● **INPUT ROWS**:
■ ■ ■ ■ ■ ■ ■

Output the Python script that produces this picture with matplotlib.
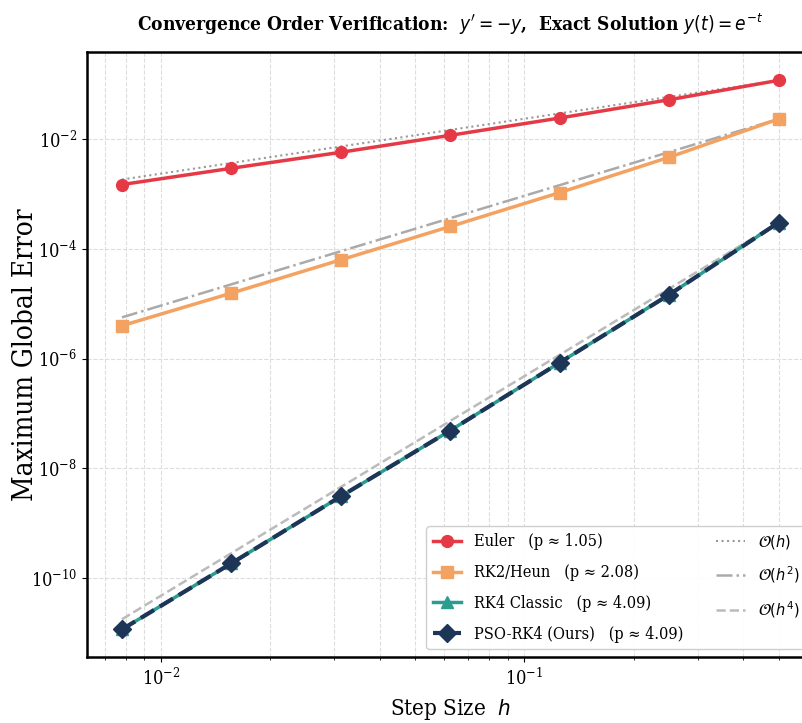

■ ■ ■ ■ ■ ■ ■

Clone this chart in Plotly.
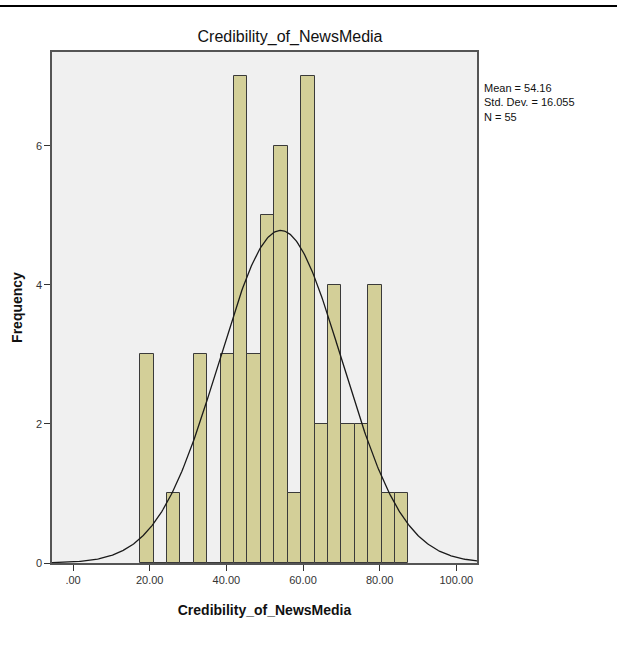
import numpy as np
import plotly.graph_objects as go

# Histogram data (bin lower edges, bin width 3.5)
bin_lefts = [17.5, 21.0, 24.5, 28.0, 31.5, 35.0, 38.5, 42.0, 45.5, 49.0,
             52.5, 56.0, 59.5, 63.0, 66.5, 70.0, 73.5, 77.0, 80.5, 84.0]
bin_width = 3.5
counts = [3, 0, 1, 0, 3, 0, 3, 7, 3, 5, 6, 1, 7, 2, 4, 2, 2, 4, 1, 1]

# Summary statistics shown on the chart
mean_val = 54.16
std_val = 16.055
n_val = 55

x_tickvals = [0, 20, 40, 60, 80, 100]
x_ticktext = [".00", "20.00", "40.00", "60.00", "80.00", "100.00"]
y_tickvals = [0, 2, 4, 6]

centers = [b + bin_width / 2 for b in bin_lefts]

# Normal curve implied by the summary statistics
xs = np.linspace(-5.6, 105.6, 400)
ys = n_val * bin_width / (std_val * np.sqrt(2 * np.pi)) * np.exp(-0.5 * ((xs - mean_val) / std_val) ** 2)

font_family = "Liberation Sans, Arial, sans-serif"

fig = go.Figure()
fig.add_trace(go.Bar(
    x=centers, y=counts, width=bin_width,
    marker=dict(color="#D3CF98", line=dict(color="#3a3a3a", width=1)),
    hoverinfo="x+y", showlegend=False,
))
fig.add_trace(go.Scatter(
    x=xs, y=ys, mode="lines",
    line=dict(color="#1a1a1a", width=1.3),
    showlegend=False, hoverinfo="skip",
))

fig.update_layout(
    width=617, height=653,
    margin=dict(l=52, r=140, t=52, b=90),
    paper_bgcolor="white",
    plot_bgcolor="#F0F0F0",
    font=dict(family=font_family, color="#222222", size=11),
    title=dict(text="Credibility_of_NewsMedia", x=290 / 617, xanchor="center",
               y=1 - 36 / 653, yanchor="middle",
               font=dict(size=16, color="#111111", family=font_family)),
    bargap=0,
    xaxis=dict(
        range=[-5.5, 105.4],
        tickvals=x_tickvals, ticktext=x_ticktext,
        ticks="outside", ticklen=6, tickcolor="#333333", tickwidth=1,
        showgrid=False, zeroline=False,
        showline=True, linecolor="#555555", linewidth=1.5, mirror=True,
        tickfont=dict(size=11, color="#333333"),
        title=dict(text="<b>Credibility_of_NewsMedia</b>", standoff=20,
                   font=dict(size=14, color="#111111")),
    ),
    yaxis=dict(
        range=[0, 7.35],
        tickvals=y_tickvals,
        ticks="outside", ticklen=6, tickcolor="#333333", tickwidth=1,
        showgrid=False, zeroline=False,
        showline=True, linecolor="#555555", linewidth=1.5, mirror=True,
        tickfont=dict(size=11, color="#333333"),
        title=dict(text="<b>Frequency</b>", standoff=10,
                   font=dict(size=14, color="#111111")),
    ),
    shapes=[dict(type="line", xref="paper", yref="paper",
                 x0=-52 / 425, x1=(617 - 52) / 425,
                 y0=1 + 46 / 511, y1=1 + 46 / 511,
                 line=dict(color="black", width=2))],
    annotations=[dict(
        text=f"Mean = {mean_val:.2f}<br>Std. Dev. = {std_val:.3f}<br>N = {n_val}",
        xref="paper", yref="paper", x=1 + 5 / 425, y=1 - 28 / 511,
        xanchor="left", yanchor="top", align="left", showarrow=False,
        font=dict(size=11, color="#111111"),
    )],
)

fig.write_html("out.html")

■ ■ ■ ■ ■ ■ ■

● **REQUIRED WORK**:
The copy should hold exactly the lines from the line with "Clone this chart in Plotly." to the line with "y_tickvals = [0, 2, 4, 6]", both ends in, set down without any pictures and with nothing added.

● **FINAL ANSWER**:
Clone this chart in Plotly.
import numpy as np
import plotly.graph_objects as go

# Histogram data (bin lower edges, bin width 3.5)
bin_lefts = [17.5, 21.0, 24.5, 28.0, 31.5, 35.0, 38.5, 42.0, 45.5, 49.0,
             52.5, 56.0, 59.5, 63.0, 66.5, 70.0, 73.5, 77.0, 80.5, 84.0]
bin_width = 3.5
counts = [3, 0, 1, 0, 3, 0, 3, 7, 3, 5, 6, 1, 7, 2, 4, 2, 2, 4, 1, 1]

# Summary statistics shown on the chart
mean_val = 54.16
std_val = 16.055
n_val = 55

x_tickvals = [0, 20, 40, 60, 80, 100]
x_ticktext = [".00", "20.00", "40.00", "60.00", "80.00", "100.00"]
y_tickvals = [0, 2, 4, 6]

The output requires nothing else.